Já a participação de Caetano Veloso em Domingo (Alexandre Pires, Fernando Pires, Vadinho e Renato Barros, 1993) resulta aquém do esperado de um grande intérprete como Caetano. A faixa é embalada por cordas arranjadas com aura clássica, mas faltou ao dueto o viço exibido pela abordagem de outro sucesso do Grupo Raça, Eu e ela (Délcio Luiz e Ronaldo Barcellos, 1994).
Nesse pagode, Mart’nália cai marota no suingue, dando sentido homoafetivo aos versos da música do qual o vocalista do álbum, Ronaldo Barcellos, é um dos compositores. Desencanada e assumida, Mart’nália também manda bem Recado à minha amada (Salgadinho, Juninho e Fi, 1996), sucesso do grupo Katinguelê.
No fecho do disco, um registro de voz e piano deixa Mart’nália a sós com Luiz Otávio em abordagem de Essa tal liberdade (Chico Roque e Paulo Sérgio Valle, 1994) que realça melodia sobressalente na safra rala do pagode 90.

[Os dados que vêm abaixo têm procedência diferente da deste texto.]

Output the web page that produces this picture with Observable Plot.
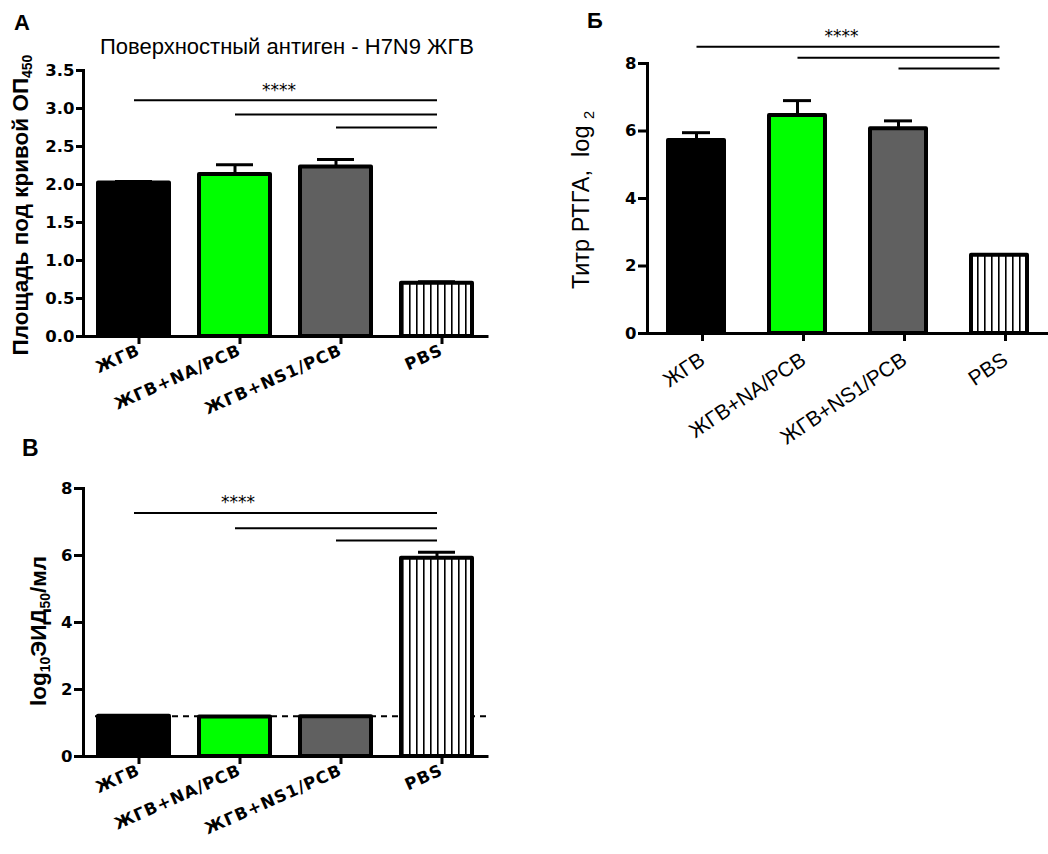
<!DOCTYPE html>
<html><head><meta charset="utf-8">
<script src="https://cdn.jsdelivr.net/npm/d3@7"></script>
<script src="https://cdn.jsdelivr.net/npm/@observablehq/plot@0.6"></script>
<style>
body{margin:0;background:#fff;font-family:"Liberation Sans",Arial,sans-serif;}
#root{position:relative;width:1048px;height:854px;overflow:hidden;background:#fff;}
.panel{position:absolute;}
.lbl{position:absolute;white-space:nowrap;color:#000;line-height:1;}
.center{transform:translate(-50%,-50%);}
.ylab{transform:translate(-50%,-50%) rotate(-90deg);}
sub{font-size:0.62em;vertical-align:-0.3em;line-height:0;}
.b{font-weight:bold;}
.spaced g[aria-label="x-axis tick label"] text{letter-spacing:1px;}
</style>
</head><body>
<div id="root">
<svg width="0" height="0" style="position:absolute">
  <defs>
    <pattern id="stripes" patternUnits="userSpaceOnUse" width="7" height="8">
      <rect width="7" height="8" fill="#fff"></rect>
      <rect x="3" width="1.6" height="8" fill="#000"></rect>
    </pattern>
  </defs>
</svg>
</div>
<script>
// ---- data ----
const categories = ["ЖГВ", "ЖГВ+NA/PCB", "ЖГВ+NS1/PCB", "PBS"];
// A: area under curve OD450
const aucMean = [2.02, 2.13, 2.23, 0.70];
const aucErr  = [0.02, 0.13, 0.10, 0.02];
// Б: HI titer, log2
const hiMean = [5.72, 6.46, 6.07, 2.32];
const hiErr  = [0.23, 0.44, 0.23, 0];
// В: log10 EID50/ml
const eidMean = [1.20, 1.18, 1.19, 5.92];
const eidErr  = [0, 0, 0, 0.18];
const detectionLimit = 1.2;
// significance brackets
const sigFrom = ["ЖГВ", "ЖГВ+NA/PCB", "ЖГВ+NS1/PCB"];
const sigTo = "PBS";
const sigLabel = "****";
const sigLabelAt = "ЖГВ+NA/PCB";
const sigA = [3.11, 2.92, 2.75], sigLabelA = 3.29;
const sigB = [8.50, 8.17, 7.85], sigLabelB = 8.92;
const sigC = [7.27, 6.81, 6.45], sigLabelC = 7.70;
// ticks
const ticksA = [0, 0.5, 1, 1.5, 2, 2.5, 3, 3.5];
const ticksB = [0, 2, 4, 6, 8];
const ticksC = [0, 2, 4, 6, 8];

// ---- styles ----
const fills = ["#000000", "#00ff00", "#606060", "url(#stripes)"];
const FONT = '"Liberation Sans", Arial, sans-serif';
const WIDE = '"DejaVu Sans", sans-serif';

function rows(mean, err) {
  return categories.map((c, i) => ({cat: c, mean: mean[i], err: err[i], top: mean[i] + err[i]}));
}
function sigRows(ys) {
  return sigFrom.map((f, i) => ({from: f, to: sigTo, y: ys[i]}));
}

function panel(o) {
  const data = rows(o.mean, o.err);
  const withErr = data.filter(d => d.err > 0);
  const marks = [];
  if (o.limit != null) marks.push(Plot.ruleY([o.limit], {stroke: "#000", strokeWidth: 2, strokeDasharray: "6,5", insetLeft: 12}));
  marks.push(
    Plot.ruleX(withErr, {x: "cat", y1: "mean", y2: "top", stroke: "#000", strokeWidth: 3}),
    Plot.tickY(withErr, {x: "cat", y: "top", stroke: "#000", strokeWidth: 3, insetLeft: o.capInset, insetRight: o.capInset}),
    Plot.barY(data, {x: "cat", y: "mean", fill: "cat", stroke: "#000", strokeWidth: 4, strokeLinejoin: "round"}),
    Plot.ruleY([0], {stroke: "#000", strokeWidth: 3, strokeLinecap: "square"}),
    Plot.frame({anchor: "left", stroke: "#000", strokeWidth: 3}),
    Plot.axisY({ticks: o.ticks, tickFormat: o.tickFormat, tickSize: o.ytickSize, tickPadding: 2, fontSize: 16.5, fontWeight: "bold", fontFamily: WIDE, strokeWidth: 3, label: null}),
    Plot.axisX({tickSize: 8, tickPadding: o.xPad, tickRotate: o.rotate, fontSize: o.xFont, fontWeight: o.xWeight, fontFamily: o.xFamily, strokeWidth: 3, dx: o.xDx, label: null}),
    Plot.link(sigRows(o.sig), {x1: "from", x2: "to", y1: "y", y2: "y", stroke: "#000", strokeWidth: 2}),
    Plot.text([{at: sigLabelAt, y: o.sigLabelY, t: sigLabel}], {x: "at", y: "y", text: "t", dx: o.sigDx, dy: 4, fontSize: 17, fontFamily: WIDE, fill: "#000"})
  );
  const svg = Plot.plot({
    width: o.width, height: o.height,
    marginLeft: o.ml, marginRight: o.mr, marginTop: o.mt, marginBottom: o.mb,
    x: {domain: categories, paddingInner: o.pi, paddingOuter: o.po, label: null},
    y: {domain: o.yDomain, label: null},
    color: {domain: categories, range: fills},
    style: {fontFamily: FONT, color: "#000", background: "transparent", overflow: "visible"},
    marks
  });
  svg.classList.add("panel");
  if (o.cls) svg.classList.add(o.cls);
  svg.style.left = o.left + "px";
  svg.style.top = o.top + "px";
  return svg;
}

const root = document.getElementById("root");
root.appendChild(panel({
  cls: "spaced", left: 0, top: 0, width: 520, height: 430, ml: 83, mr: 33, mt: 70, mb: 94,
  mean: aucMean, err: aucErr, yDomain: [0, 3.5], ticks: ticksA, tickFormat: d => d.toFixed(1),
  ytickSize: 7, pi: 0.3, po: 0.15, capInset: 17,
  rotate: -24, xPad: 5, xDx: 5, xFont: 16.5, xWeight: "bold", xFamily: WIDE,
  sig: sigA, sigLabelY: sigLabelA, sigDx: 44
}));
root.appendChild(panel({
  left: 540, top: 0, width: 508, height: 460, ml: 107, mr: 0, mt: 63, mb: 127,
  mean: hiMean, err: hiErr, yDomain: [0, 8], ticks: ticksB, tickFormat: d => d,
  ytickSize: 9, pi: 0.45, po: 0.2, capInset: 14,
  rotate: -34, xPad: 16, xDx: 6, xFont: 21, xWeight: "normal", xFamily: FONT,
  sig: sigB, sigLabelY: sigLabelB, sigDx: 44
}));
root.appendChild(panel({
  cls: "spaced", left: 0, top: 440, width: 520, height: 414, ml: 83, mr: 33, mt: 48, mb: 98,
  mean: eidMean, err: eidErr, yDomain: [0, 8], ticks: ticksC, tickFormat: d => d,
  ytickSize: 9, pi: 0.3, po: 0.15, capInset: 17,
  rotate: -24, xPad: 5, xDx: 5, xFont: 16.5, xWeight: "bold", xFamily: WIDE,
  sig: sigC, sigLabelY: sigLabelC, sigDx: 3, limit: detectionLimit
}));

function label(html, css, cls) {
  const d = document.createElement("div");
  d.className = "lbl " + (cls || "");
  d.innerHTML = html;
  Object.assign(d.style, css);
  root.appendChild(d);
}
label("A", {left: "14px", top: "12px", fontSize: "22px"}, "b");
label("Б", {left: "587px", top: "10px", fontSize: "22px"}, "b");
label("В", {left: "22px", top: "437px", fontSize: "23px"}, "b");
label("Поверхностный антиген - H7N9 ЖГВ", {left: "287px", top: "47px", fontSize: "22px"}, "center");
label("Площадь под кривой ОП<sub>450</sub>", {left: "21px", top: "205px", fontSize: "22.5px"}, "b ylab");
label("Титр РТГА,&nbsp; log <sub>2</sub>", {left: "582px", top: "200px", fontSize: "23.5px"}, "ylab");
label("log<sub>10</sub>ЭИД<sub>50</sub>/мл", {left: "39px", top: "631px", fontSize: "22.5px"}, "b ylab");
</script>
</body></html>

Embora irregular e sem a ambição artística dos primeiros discos da artista (o último trabalho realmente arrojado da cantora, Não tente compreender, saiu em 2012 e foi rejeitado tanto pelo público como pelo mercado), o álbum Pagode da Mart’nália tem mais altos do que baixos.
O que torna injustificável a escolha de Coração radiante (Xande de Pilares, Helinho do Salgueiro e Mauro Júnior, 2002) para ter sido o cartão-de-visitas do álbum em single editado em 25 de outubro (a partir de hoje, o foco é a azeitada faixa com Luísa Sonza).
Enfim, entre o molejo cativante e o chororô dos pagodes românticos que não encara com a devida emoção, Mart’nália se impõe na roda alheia pela ginga do samba.